If the gel yields two colored bands, then the plant contains two forms of the enzyme and is therefore heterozygous (having two different alleles of a gene). Allozyme electrophoresis enables researchers to learn about the mode of reproduction of plants.
For example, plant populations with high numbers of heterozygotes indicate a high level of cross-pollination, that is, the transfer of pollen (plant male gamete) by wind, insects, birds, bats, or other animals from one flowering plant to another.
High numbers of homozygotes within a plant population indicate a high level of self-pollination, the transfer of pollen within a flower or between flowers of the same plant.
In many plant laboratories today, protein markers have been superseded by DNA markers, which are fragments of DNA that are distinguished from one another because of the differences in their base sequences.
To generate DNA markers, DNA is extracted from plants and cut into fragments with special enzymes known as restriction enzymes.

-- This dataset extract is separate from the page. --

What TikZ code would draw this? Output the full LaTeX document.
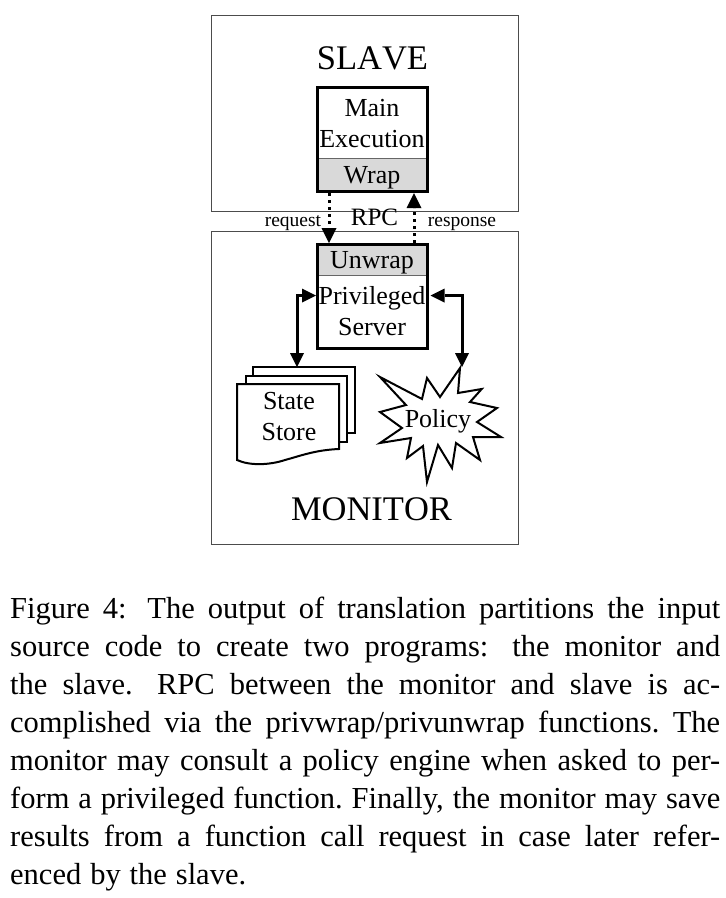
\documentclass[tikz,border=0pt]{standalone}
\usepackage{fontspec}
\setmainfont{Liberation Serif}
\usetikzlibrary{arrows.meta}
\newcommand{\capline}[1]{\hbox to 710pt{\spaceskip=.25em plus 1fil minus .2em\xspaceskip=\spaceskip #1}}
\newcommand{\wide}{\hskip .4em plus 1.6fil minus .2em\relax}
\tikzset{
  outer/.style={draw=black!70,line width=1pt,fill=white,minimum width=307pt,inner sep=0pt,anchor=north west},
  core/.style={draw=black,line width=3pt,minimum width=110pt,inner sep=0pt,anchor=north west},
  grayband/.style={fill=black!15,draw=black!60,line width=1pt,minimum width=110pt,minimum height=32pt,inner sep=0pt,anchor=north west},
  title/.style={font=\fontsize{34.5}{38}\selectfont\addfontfeature{Kerning=Off},inner sep=0pt,anchor=base},
  boxtext/.style={font=\fontsize{26}{32}\selectfont,inner sep=0pt,align=center},
  boxline/.style={font=\fontsize{26}{32}\selectfont,inner sep=0pt,anchor=base},
  small/.style={font=\fontsize{19.5}{24}\selectfont,inner sep=0pt,anchor=base},
  rpcdots/.style={line width=3pt,dash pattern=on 3pt off 4pt,-{Triangle[width=15pt,length=15pt,line width=0pt]}},
  both/.style={line width=3pt,{Triangle[width=14pt,length=14pt,line width=0pt]}-{Triangle[width=14pt,length=14pt,line width=0pt]}},
  shapeline/.style={draw=black,line width=2pt,fill=white,line join=miter},
}
\begin{document}
\begin{tikzpicture}[x=1pt,y=-1pt]
\useasboundingbox (0,0) rectangle (726,898);
\fill[white] (0,0) rectangle (726,898);
% outer frames
\node[outer,minimum height=196pt] (slave) at (211,14.5) {};
\node[outer,minimum height=313pt] (monitor) at (211,230.5) {};
\node[title] (slavet) at (372.5,69) {SLAVE};
\node[title] (monitort) at (371.5,520) {MONITOR};
% slave box
\node[grayband] (wrap) at (316,158) {};
\node[core,minimum height=104pt] (main) at (316,86) {};
\node[boxtext] (maint) at (372,123.5) {Main\\[-0.5pt]Execution};
\node[boxline] (wrapt) at (372,183) {Wrap};
% monitor box
\node[grayband] (unwrap) at (316,243) {};
\node[core,minimum height=104pt] (priv) at (316,243) {};
\node[boxline] (unwrapt) at (372,268) {Unwrap};
\node[boxtext] (privt) at (372,311) {Privileged\\[-0.5pt]Server};
% rpc labels
\node[font=\fontsize{25}{30}\selectfont,inner sep=0pt,anchor=base] (rpc) at (374.5,225) {RPC};
\node[small] (req) at (293,226) {request};
\node[small] (resp) at (462,226) {response};
% state store
\path[shapeline] (253,367) -- (355,367) -- (355,433) -- (253,433) -- cycle;
\path[shapeline] (246,376) -- (347,376) -- (347,442) -- (246,442) -- cycle;
\path[shapeline] (237,384) -- (339,384) -- (339,449)
  .. controls (315,450) and (300,456) .. (285,460)
  .. controls (270,465) and (250,466) .. (237,460) -- cycle;
\node[boxtext] (store) at (289,416.5) {State\\[-0.5pt]Store};
\coordinate (storetop) at (297,367);
% policy star
\path[shapeline] (460,368) -- (458,393) -- (481.7,389) -- (470,402) -- (497,408) -- (477,422)
  -- (501,437) -- (473,437) -- (480,460) -- (456,443) -- (452,468) -- (438,445)
  -- (427,482) -- (423,446) -- (407,458) -- (411,438) -- (380,443) -- (402,428)
  -- (380,412) -- (406,405) -- (380,377) -- (422,399) -- (427,378) -- (440,397) -- cycle;
\node[font=\fontsize{26}{32}\selectfont,inner sep=0pt,anchor=base] (policy) at (438,427.5) {Policy};
\coordinate (policytop) at (462,367);
% connectors
\draw[rpcdots] ([xshift=13pt]main.south west) -- ([xshift=13pt]priv.north west);
\draw[rpcdots] ([xshift=98pt]priv.north west) -- ([xshift=98pt]main.south west);
\draw[both] (storetop) |- ([yshift=1pt]priv.west);
\draw[both] (policytop) |- ([xshift=1.5pt,yshift=1pt]priv.east);
% caption
\node[anchor=north west,inner sep=0pt,text width=710pt,font=\fontsize{30.5}{38}\selectfont] (caption) at (10,597) {%
\capline{Figure 4:\wide The output of translation partitions the input}
\capline{source code to create two programs:\wide the monitor and}
\capline{the slave.\wide RPC between the monitor and slave is ac-}
\capline{complished via the privwrap/privunwrap functions. The}
\capline{monitor may consult a policy engine when asked to per-}
\capline{form a privileged function. Finally, the monitor may save}
\capline{results from a function call request in case later refer-}
\hbox to 236pt{\spaceskip=.25em plus 1fil minus .2em\xspaceskip=\spaceskip enced by the slave.}};
\end{tikzpicture}
\end{document}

The fragments are then separated by electrophoresis on an agarose gel and analyzed.
Some of the widely used DNA markers in many laboratories are different lengths of DNA fragments, known as restriction fragment polymorphisms (RFLPs) or short sequences of DNA bases that are repeated many times in tandem (head to tail), called variable number of tandem repeats (VNTR), a type of RFLP.
RFLP analysis distinguishes between heterozygous and homozygous genotypes. Heterozygotes yield two fragments on a gel, while homozygous genotypes yield a single fragment.
Another DNA marker, known as random amplified polymorphic DNAs (RAPDs), have become extremely popular DNA markers with plant scientists. They are DNA fragments amplified by a technique known as polymerase chain reaction (PCR) using a short primer consisting of ten nucleotides chosen randomly and then separated by size by agarose gel electrophoresis.
Polymorphisms are revealed when a DNA fragment is amplified in one plant and fails to amplify in another. On a gel, the researcher checks for the presence or absence of the marker.
Many studies involving parentage of seeds and seed pods have been done using DNA markers. The DNA profiles of seeds or seed pods are compared to maternal and paternal plants. If seeds were produced by cross-pollination, then half of the DNA bands of the seeds would be found in the maternal plant and the other half from the paternal plant.